* WORK TO COMPLETE:
Give back exactly the lines running from the line that holds "Recreate this image" through the line that holds "import * as", ends included, and no other lines.

* EXERCISE INPUTS:

________________

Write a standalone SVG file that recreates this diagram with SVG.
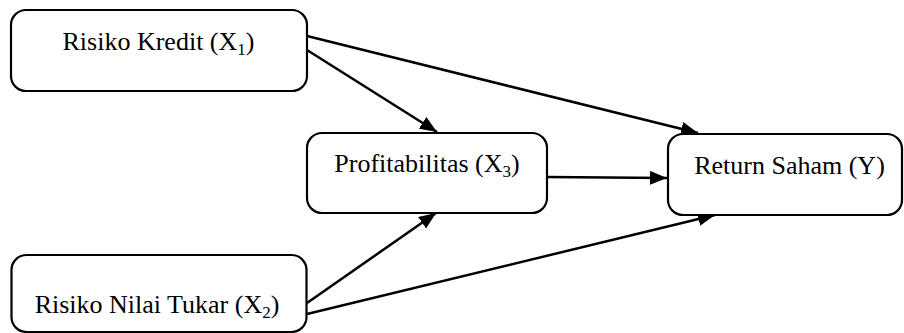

________________

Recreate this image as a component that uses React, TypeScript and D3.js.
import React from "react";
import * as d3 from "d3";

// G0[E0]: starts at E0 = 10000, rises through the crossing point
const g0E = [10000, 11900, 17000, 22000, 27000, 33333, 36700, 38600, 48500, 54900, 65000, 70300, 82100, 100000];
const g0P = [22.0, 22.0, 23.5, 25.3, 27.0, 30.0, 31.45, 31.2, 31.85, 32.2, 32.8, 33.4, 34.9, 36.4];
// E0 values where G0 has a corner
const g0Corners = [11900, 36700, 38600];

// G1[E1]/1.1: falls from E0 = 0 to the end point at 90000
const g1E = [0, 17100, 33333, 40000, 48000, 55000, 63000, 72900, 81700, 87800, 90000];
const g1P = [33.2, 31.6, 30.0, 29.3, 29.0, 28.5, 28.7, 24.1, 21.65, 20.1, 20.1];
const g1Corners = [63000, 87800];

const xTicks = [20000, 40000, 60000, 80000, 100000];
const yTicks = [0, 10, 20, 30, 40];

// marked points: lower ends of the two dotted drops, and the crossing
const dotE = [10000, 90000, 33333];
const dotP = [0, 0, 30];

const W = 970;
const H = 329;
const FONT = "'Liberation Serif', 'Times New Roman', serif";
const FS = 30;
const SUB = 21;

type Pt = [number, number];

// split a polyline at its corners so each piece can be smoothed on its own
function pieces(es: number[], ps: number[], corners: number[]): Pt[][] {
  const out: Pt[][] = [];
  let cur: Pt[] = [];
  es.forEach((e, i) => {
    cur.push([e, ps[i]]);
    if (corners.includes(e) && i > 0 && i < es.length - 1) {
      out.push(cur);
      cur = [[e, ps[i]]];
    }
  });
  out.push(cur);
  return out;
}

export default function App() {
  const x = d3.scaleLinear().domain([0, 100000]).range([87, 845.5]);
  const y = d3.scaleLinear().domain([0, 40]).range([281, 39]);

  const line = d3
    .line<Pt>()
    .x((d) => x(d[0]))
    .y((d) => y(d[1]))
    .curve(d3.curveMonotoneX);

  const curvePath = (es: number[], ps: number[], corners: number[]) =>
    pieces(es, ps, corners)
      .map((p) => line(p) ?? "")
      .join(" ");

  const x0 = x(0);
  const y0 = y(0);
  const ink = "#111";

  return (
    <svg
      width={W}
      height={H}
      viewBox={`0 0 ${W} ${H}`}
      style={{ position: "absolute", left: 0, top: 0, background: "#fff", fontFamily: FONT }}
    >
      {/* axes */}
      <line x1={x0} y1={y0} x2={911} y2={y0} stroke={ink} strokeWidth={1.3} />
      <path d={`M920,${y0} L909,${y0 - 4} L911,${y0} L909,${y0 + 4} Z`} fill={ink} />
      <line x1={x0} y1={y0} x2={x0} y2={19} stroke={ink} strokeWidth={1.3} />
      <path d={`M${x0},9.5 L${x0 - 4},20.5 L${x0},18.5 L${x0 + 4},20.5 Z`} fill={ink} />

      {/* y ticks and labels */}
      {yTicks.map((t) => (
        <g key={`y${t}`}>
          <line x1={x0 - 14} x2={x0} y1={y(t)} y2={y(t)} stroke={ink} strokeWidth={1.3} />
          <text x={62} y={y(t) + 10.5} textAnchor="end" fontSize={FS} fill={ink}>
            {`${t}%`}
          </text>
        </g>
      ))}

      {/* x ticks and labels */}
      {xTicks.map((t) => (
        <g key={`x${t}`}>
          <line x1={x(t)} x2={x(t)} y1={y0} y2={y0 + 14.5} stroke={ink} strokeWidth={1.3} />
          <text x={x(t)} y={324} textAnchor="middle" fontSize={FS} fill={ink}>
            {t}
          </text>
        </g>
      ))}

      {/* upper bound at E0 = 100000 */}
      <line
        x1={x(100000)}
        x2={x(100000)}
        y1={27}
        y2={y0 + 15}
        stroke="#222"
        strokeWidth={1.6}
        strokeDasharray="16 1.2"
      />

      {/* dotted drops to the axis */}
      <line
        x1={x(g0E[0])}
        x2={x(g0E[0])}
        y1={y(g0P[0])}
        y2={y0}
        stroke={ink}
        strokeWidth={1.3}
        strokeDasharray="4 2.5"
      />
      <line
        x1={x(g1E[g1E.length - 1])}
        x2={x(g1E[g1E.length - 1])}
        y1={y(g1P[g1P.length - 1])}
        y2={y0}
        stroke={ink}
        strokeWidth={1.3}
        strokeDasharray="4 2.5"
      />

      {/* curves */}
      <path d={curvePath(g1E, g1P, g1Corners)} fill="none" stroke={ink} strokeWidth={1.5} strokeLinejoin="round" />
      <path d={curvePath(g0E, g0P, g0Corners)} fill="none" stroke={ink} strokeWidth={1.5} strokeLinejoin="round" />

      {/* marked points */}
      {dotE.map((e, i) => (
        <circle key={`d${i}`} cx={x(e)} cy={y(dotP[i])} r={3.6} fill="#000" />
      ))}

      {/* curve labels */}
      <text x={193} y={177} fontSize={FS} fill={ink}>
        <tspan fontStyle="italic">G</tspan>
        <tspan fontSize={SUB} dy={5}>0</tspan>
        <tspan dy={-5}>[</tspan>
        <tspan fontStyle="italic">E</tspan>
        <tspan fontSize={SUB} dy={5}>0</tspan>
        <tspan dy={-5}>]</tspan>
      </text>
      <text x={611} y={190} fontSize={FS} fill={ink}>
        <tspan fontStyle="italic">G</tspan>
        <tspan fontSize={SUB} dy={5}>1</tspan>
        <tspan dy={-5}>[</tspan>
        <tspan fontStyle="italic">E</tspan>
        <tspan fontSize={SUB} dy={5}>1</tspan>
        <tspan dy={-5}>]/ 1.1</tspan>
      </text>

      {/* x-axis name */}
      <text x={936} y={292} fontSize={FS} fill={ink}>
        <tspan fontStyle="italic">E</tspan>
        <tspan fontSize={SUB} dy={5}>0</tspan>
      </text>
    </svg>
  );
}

________________

* RESPONSE TO THE EXERCISE:
Recreate this image as a component that uses React, TypeScript and D3.js.
import React from "react";
import * as d3 from "d3";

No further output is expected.